Welcome to "Freedom for the Captives."

I am a theology graduate student, and I have a growing burden for those that society considers least. Over the past few months, I have been volunteering as a tutor and chaplain at a local juvenile detention center, and I've decided to start writing about my experiences there.

This blog is part of an assignment that requires the integration of my coursework with practical application. This blog is a reflection of my time volunteering with youths who are spending days, weeks, months, and even years in detention. More than anything though, this blog is a cry of my heart as I seek to share the sorrows and joys of children who find themselves broken.

I went back and forth about what to call this blog. "Captives" is a strong word and one that seems to imply innocence. Can we really call these kids captives? Most of them aren't being wrongly held. Most of them are guilty of the crimes that put them there, and most of them need to be in detention. That doesn't mean that these kids aren't captive though. They are captive to addiction. To broken families. To violence. To pain. To generational sin. To corrupt social systems. They're captive, and they need the freedom that Jesus is offering.

I need that freedom too. I need freedom to realize that we're all in need of God's grace. To know that there is a unique blessing among the poor and oppressed. To share life with someone who isn't like me. But also to come to terms with just how alike we are.

I think they and I both find some of that freedom by sharing our lives with each other.

I'm learning how to hope, and this blog is part of that...

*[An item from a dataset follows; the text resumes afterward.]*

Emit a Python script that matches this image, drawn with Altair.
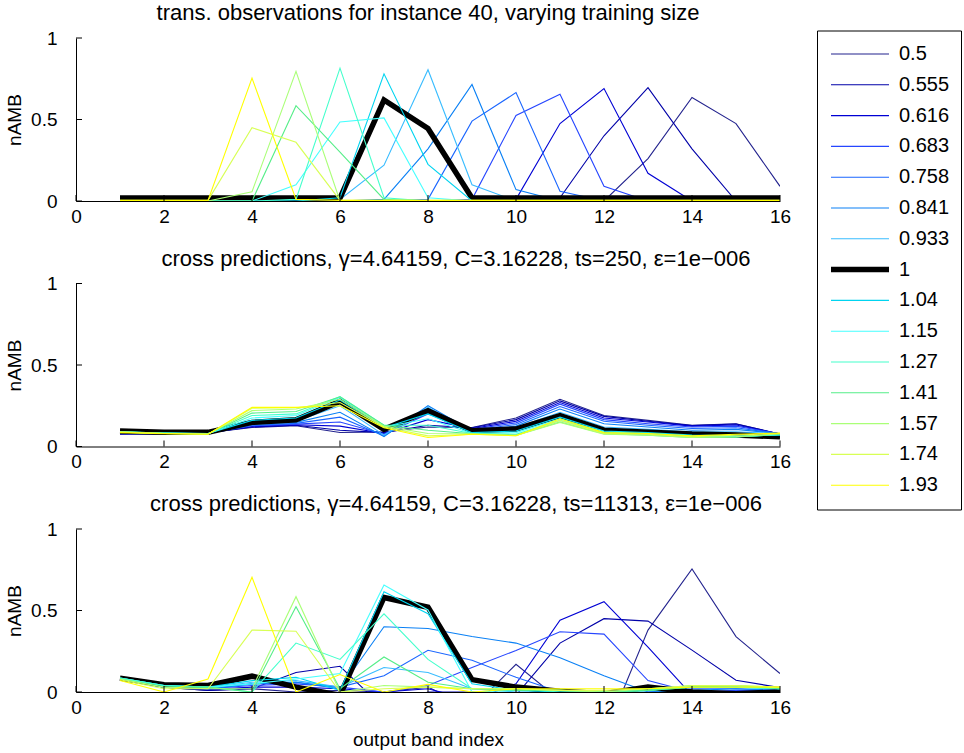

I hope that I can carefully and thoughtfully enter into the lives of the kids I meet.
I hope that I can be humble enough to learn from them.
I hope that this blog is a way for others to see the humanity of these kids.
I hope that we can learn to define people by the image they bear, not the mistakes they've made.
I hope that we can all be moved to participate in the reconciling work of our Triune God.
I hope that we can learn to hope.

So that's what this blog is. I'll certainly do this clumsily, but I think it's going to be worthwhile nonetheless. Thanks for joining me!